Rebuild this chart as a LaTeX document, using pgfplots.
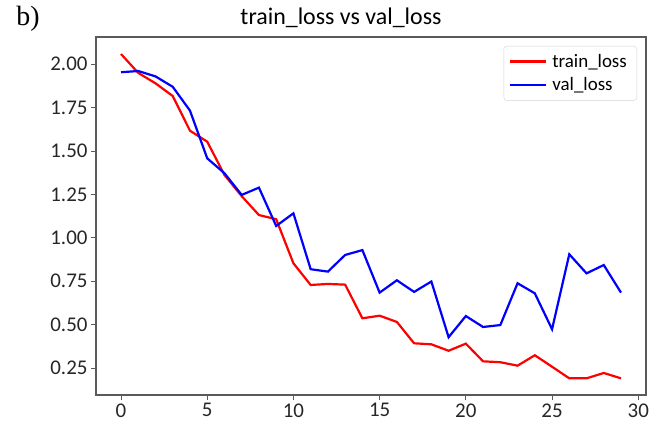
\documentclass[border=0pt]{standalone}
\usepackage{fontspec}
\setmainfont{Carlito}
\newfontfamily\serifb{Liberation Serif}
\usepackage{pgfplots}
\pgfplotsset{compat=1.18}
\definecolor{axgray}{RGB}{90,90,90}
\definecolor{leggray}{RGB}{210,210,210}
\begin{document}
\begin{tikzpicture}[x=1bp,y=1bp]
\useasboundingbox (0,0) rectangle (661,432);
\begin{axis}[
  at={(96bp,37bp)}, anchor=south west,
  scale only axis, width=550bp, height=358bp,
  xmin=-1.45, xmax=30.45, ymin=0.094, ymax=2.157,
  xtick={0,5,...,30},
  ytick={0.25,0.5,...,2.0},
  /pgf/number format/assume math mode=true,
  yticklabel style={/pgf/number format/fixed,/pgf/number format/fixed zerofill,/pgf/number format/precision=2},
  tick label style={font=\fontsize{21}{25}\selectfont, text=black!85},
  tick align=outside, tick pos=left,
  major tick length=5bp,
  every tick/.style={axgray, line width=0.8bp},
  axis line style={axgray, line width=1.2bp},
  legend style={at={(1,1)}, anchor=north east, xshift=-9bp, yshift=-9bp,
    draw=leggray, rounded corners=3bp, font=\fontsize{19}{23}\selectfont,
    inner xsep=5bp, inner ysep=6bp, row sep=5bp,
    nodes={inner xsep=5bp}},
  legend cell align=left,
  legend image code/.code={\draw[#1, line width=2.5bp] (0bp,0bp) -- (36bp,0bp);},
]
\addplot[red, line width=2.2bp] coordinates {
(0,2.059) (1,1.950) (2,1.890) (3,1.817) (4,1.617) (5,1.554) (6,1.362) (7,1.240)
(8,1.131) (9,1.107) (10,0.853) (11,0.728) (12,0.734) (13,0.730) (14,0.536)
(15,0.551) (16,0.515) (17,0.392) (18,0.386) (19,0.349) (20,0.390) (21,0.288)
(22,0.283) (23,0.263) (24,0.323) (25,0.257) (26,0.190) (27,0.190) (28,0.221) (29,0.190)
};
\addlegendentry{train\_loss}
\addplot[blue, line width=2.2bp] coordinates {
(0,1.954) (1,1.961) (2,1.930) (3,1.870) (4,1.733) (5,1.458) (6,1.372) (7,1.247)
(8,1.289) (9,1.068) (10,1.141) (11,0.819) (12,0.805) (13,0.901) (14,0.929)
(15,0.684) (16,0.755) (17,0.688) (18,0.748) (19,0.427) (20,0.549) (21,0.486)
(22,0.497) (23,0.738) (24,0.680) (25,0.473) (26,0.905) (27,0.795) (28,0.843) (29,0.684)
};
\addlegendentry{val\_loss}
\end{axis}
\node[font=\fontsize{24}{28}\selectfont] at (341,414) {train\_loss vs val\_loss};
\node[font=\serifb\fontsize{28}{32}\selectfont] at (28,413) {b)};
\end{tikzpicture}
\end{document}
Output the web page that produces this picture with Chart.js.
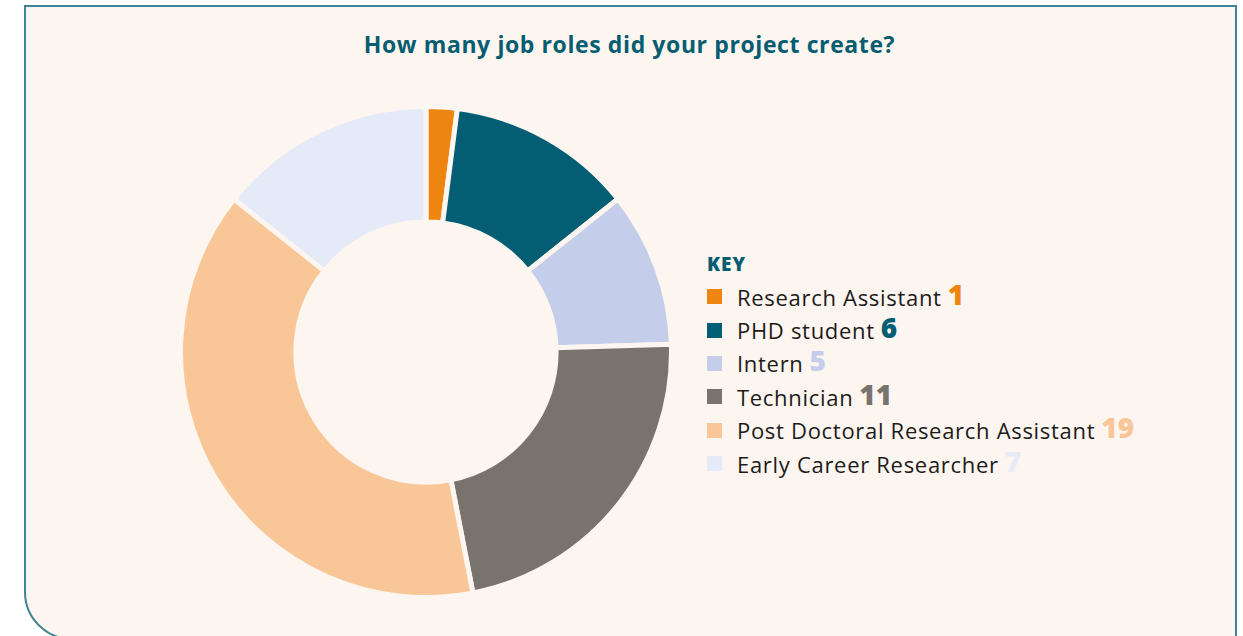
<!DOCTYPE html>
<html>
<head>
<meta charset="utf-8">
<script src="https://cdn.jsdelivr.net/npm/chart.js"></script>
<style>
  html, body { margin: 0; padding: 0; background: #ffffff; overflow: hidden; }
  body { width: 1243px; height: 636px; position: relative; font-family: "Open Sans", "Lato", sans-serif; }
  #panel {
    position: absolute; left: 24px; top: 5px; width: 1209px; height: 631px;
    background: #fdf5ef; border: 2px solid #3f8494; border-radius: 0 0 0 48px;
  }
  #title {
    position: absolute; left: 0; top: 28px; width: 1259px; text-align: center;
    font-size: 23px; font-weight: 700; color: #065d72; letter-spacing: 0.6px;
  }
  #chartBox { position: absolute; left: 178px; top: 104px; width: 496px; height: 496px; }
  #legend { position: absolute; left: 707px; top: 251px; }
  #legend .key { font-size: 19px; font-weight: 800; color: #065d72; margin-bottom: 3px; letter-spacing: 1px; }
  #legend .row { height: 33.4px; display: flex; align-items: center; white-space: nowrap; }
  #legend .sw { width: 15px; height: 15px; margin-right: 15px; }
  #legend .lbl { font-size: 22px; color: #1c1b1a; letter-spacing: 0.7px; }
  #legend .num { font-size: 28px; font-weight: 800; margin-left: 6px; position: relative; top: -3px; }
</style>
</head>
<body>
<div id="panel"></div>
<div id="title">How many job roles did your project create?</div>
<div id="chartBox"><canvas id="roles" width="496" height="496"></canvas></div>
<div id="legend"></div>
<script>
const roles = ['Research Assistant', 'PHD student', 'Intern', 'Technician', 'Post Doctoral Research Assistant', 'Early Career Researcher'];
const counts = [1, 6, 5, 11, 19, 7];
const colours = ['#ee8510', '#035e73', '#c4cde9', '#78736d', '#f9c797', '#e4eaf7'];

const legend = document.getElementById('legend');
let html = '<div class="key">KEY</div>';
roles.forEach((r, i) => {
    html += '<div class="row"><span class="sw" style="background:' + colours[i] + '"></span>' +
        '<span class="lbl">' + r + '</span><span class="num" style="color:' + colours[i] + '">' + counts[i] + '</span></div>';
});
legend.innerHTML = html;

new Chart(document.getElementById('roles'), {
    type: 'doughnut',
    data: {
        labels: roles,
        datasets: [{
            data: counts,
            backgroundColor: colours,
            borderColor: '#fdf5ef',
            borderWidth: 5,
            hoverOffset: 0
        }]
    },
    options: {
        responsive: false,
        animation: false,
        cutout: '53%',
        rotation: 0,
        layout: { padding: 0 },
        plugins: {
            legend: { display: false },
            tooltip: { enabled: false }
        }
    }
});
</script>
</body>
</html>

> _Exercise goal_
Copy each line containing the word "this" from the data.

> _Result of the exercise_
Rebuild this chart as a LaTeX document, using pgfplots.
Output the web page that produces this picture with Chart.js.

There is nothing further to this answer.